= What you are asked to do =
Filter the entries, keeping every line with the word "seaborn".
-------------------------
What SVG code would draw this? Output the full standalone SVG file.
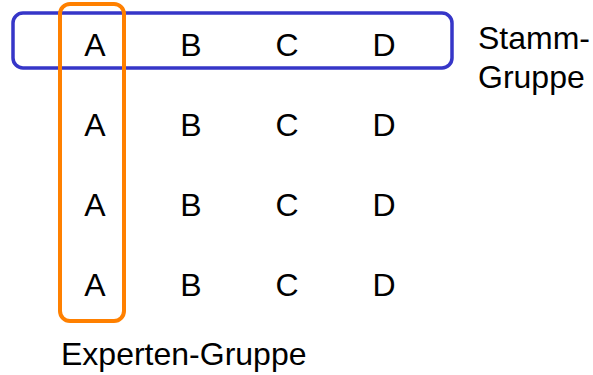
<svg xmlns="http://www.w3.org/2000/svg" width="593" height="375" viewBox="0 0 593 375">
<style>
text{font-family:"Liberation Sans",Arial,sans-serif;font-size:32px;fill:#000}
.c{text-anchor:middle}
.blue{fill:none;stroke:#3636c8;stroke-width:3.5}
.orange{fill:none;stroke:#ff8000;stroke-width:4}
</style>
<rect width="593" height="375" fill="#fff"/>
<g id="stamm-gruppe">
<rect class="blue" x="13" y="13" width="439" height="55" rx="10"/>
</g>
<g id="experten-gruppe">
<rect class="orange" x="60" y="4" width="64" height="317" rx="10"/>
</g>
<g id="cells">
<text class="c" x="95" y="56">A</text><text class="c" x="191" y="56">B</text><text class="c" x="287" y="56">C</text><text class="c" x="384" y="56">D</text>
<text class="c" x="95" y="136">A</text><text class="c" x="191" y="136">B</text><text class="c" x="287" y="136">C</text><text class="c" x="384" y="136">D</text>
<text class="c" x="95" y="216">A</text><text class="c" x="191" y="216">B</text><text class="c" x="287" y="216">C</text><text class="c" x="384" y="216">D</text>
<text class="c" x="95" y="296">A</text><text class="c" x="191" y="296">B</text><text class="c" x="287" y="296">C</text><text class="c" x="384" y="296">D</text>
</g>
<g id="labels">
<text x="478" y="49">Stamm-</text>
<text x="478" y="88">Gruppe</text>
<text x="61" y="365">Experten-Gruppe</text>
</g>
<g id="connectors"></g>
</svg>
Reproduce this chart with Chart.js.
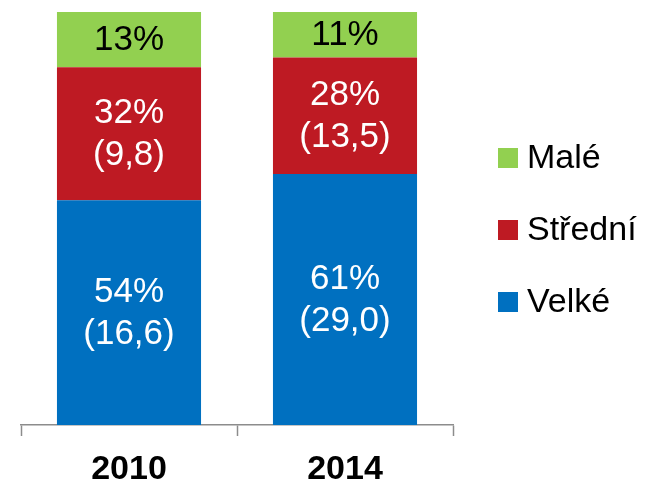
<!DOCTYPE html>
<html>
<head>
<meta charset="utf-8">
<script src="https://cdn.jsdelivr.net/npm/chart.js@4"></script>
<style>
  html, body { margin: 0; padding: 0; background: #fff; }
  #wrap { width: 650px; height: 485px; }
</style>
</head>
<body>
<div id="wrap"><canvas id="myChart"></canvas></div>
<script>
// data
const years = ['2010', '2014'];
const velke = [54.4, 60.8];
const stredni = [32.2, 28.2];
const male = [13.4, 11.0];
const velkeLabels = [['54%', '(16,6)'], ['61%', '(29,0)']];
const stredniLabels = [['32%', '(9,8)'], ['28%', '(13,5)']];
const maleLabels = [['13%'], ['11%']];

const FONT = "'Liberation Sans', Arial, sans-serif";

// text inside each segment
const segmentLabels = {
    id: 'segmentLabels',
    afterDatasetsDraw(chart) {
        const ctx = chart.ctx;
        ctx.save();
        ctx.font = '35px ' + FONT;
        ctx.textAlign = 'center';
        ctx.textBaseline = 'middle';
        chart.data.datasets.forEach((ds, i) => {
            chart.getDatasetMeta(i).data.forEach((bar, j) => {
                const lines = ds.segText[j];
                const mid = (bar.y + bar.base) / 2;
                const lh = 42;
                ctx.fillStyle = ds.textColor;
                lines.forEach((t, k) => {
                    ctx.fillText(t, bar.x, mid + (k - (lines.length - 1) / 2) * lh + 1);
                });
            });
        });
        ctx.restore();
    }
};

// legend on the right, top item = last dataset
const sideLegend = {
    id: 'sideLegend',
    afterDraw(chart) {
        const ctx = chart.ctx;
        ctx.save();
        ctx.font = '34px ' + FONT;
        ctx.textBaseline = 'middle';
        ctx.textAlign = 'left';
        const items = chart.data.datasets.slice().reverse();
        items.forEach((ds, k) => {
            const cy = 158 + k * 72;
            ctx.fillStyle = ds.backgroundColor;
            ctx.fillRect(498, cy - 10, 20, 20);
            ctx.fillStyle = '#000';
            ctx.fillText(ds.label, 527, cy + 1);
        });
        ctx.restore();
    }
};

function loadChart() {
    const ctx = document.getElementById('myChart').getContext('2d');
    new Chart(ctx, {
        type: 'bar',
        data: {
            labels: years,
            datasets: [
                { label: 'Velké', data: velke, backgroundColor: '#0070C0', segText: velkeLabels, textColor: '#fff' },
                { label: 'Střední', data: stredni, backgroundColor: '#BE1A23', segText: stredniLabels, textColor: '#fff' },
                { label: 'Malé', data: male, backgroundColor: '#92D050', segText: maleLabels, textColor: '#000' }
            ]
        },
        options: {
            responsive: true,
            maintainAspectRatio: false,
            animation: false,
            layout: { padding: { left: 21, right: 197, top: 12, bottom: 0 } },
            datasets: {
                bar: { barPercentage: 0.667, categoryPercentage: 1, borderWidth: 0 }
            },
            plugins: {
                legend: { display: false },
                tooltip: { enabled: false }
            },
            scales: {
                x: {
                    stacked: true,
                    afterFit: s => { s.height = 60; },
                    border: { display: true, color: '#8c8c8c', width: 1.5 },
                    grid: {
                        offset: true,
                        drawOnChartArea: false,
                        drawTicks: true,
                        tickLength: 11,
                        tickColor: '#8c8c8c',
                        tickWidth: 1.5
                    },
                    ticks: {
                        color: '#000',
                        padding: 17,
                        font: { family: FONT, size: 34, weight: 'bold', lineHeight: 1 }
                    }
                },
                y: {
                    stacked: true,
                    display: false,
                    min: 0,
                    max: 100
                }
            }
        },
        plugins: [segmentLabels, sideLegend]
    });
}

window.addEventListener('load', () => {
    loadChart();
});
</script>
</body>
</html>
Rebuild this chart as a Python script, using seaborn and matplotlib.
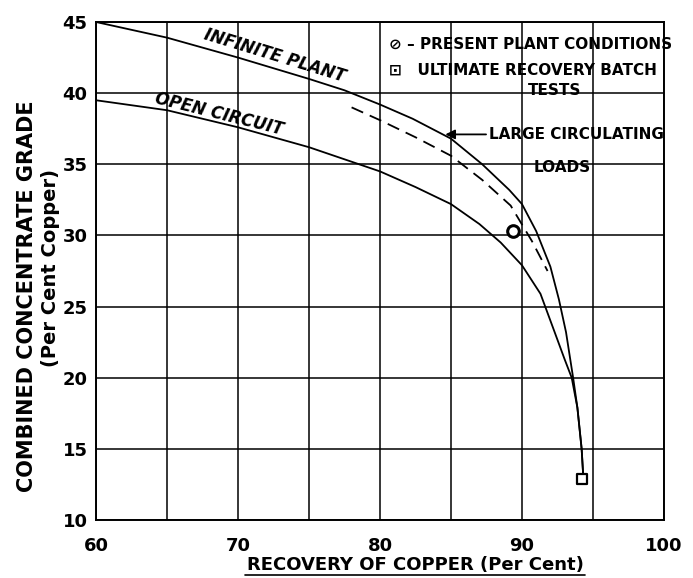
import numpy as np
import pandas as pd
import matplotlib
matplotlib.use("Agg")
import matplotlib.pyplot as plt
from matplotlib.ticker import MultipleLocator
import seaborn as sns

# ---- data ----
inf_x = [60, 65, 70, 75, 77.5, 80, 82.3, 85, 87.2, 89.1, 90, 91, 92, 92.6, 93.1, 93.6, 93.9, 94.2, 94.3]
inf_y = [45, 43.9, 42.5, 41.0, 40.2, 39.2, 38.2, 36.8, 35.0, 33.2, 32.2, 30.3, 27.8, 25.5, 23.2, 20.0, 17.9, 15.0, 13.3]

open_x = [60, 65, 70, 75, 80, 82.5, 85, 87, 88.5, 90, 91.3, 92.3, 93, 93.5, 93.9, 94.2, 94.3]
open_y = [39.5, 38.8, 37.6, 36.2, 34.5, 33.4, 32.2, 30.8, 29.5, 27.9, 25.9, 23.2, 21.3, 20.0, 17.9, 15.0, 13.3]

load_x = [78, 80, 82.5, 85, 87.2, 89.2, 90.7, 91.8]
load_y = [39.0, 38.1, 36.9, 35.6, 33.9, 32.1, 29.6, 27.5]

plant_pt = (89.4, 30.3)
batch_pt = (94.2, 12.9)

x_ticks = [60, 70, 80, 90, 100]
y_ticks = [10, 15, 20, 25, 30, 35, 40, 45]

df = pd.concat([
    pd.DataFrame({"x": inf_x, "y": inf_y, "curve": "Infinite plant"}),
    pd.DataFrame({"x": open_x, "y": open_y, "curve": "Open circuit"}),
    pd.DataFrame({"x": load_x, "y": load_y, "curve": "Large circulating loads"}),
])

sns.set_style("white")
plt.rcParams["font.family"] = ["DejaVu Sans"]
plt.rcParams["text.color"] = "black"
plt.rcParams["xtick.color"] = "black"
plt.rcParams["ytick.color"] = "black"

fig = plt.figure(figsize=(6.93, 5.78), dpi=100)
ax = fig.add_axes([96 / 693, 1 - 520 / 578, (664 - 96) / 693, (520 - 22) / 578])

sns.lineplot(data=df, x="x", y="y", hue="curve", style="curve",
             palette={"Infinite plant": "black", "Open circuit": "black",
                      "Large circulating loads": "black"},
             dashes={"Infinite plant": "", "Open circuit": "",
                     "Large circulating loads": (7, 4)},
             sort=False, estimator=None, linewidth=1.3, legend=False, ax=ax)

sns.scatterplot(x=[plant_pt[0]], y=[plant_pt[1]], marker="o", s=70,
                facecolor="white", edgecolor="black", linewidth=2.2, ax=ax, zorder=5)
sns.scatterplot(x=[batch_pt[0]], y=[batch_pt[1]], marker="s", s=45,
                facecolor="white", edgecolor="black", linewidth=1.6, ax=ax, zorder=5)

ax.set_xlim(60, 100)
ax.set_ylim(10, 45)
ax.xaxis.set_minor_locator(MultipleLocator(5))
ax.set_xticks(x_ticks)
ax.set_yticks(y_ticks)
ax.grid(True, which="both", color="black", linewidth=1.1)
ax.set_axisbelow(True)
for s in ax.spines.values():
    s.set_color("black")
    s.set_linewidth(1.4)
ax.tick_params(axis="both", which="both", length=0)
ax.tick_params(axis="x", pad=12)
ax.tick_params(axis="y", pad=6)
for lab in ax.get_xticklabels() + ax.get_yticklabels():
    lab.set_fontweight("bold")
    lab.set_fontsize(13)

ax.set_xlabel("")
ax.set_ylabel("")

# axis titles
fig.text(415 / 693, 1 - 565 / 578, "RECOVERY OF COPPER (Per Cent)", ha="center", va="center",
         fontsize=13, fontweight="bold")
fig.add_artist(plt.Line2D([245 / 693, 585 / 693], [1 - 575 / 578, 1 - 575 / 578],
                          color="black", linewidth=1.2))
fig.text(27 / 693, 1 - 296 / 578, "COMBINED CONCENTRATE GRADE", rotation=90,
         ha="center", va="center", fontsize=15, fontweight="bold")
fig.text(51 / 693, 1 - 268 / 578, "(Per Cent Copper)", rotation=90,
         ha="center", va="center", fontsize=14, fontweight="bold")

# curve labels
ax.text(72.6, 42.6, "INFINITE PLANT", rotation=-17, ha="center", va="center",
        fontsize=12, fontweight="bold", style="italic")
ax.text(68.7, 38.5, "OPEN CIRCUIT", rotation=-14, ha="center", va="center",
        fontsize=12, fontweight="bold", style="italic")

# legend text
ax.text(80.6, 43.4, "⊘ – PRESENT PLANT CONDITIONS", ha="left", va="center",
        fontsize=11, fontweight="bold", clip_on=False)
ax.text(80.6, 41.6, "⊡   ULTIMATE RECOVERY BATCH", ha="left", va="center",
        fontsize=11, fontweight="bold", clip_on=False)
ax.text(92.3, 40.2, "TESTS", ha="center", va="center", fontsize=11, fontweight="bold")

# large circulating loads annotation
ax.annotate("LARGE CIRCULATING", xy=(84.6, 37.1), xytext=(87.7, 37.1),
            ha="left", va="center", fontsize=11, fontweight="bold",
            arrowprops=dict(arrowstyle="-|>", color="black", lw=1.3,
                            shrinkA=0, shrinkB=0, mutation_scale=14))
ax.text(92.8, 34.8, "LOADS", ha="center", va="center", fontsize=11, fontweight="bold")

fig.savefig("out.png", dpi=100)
-------------------------
= Result below =
Rebuild this chart as a Python script, using seaborn and matplotlib.
import seaborn as sns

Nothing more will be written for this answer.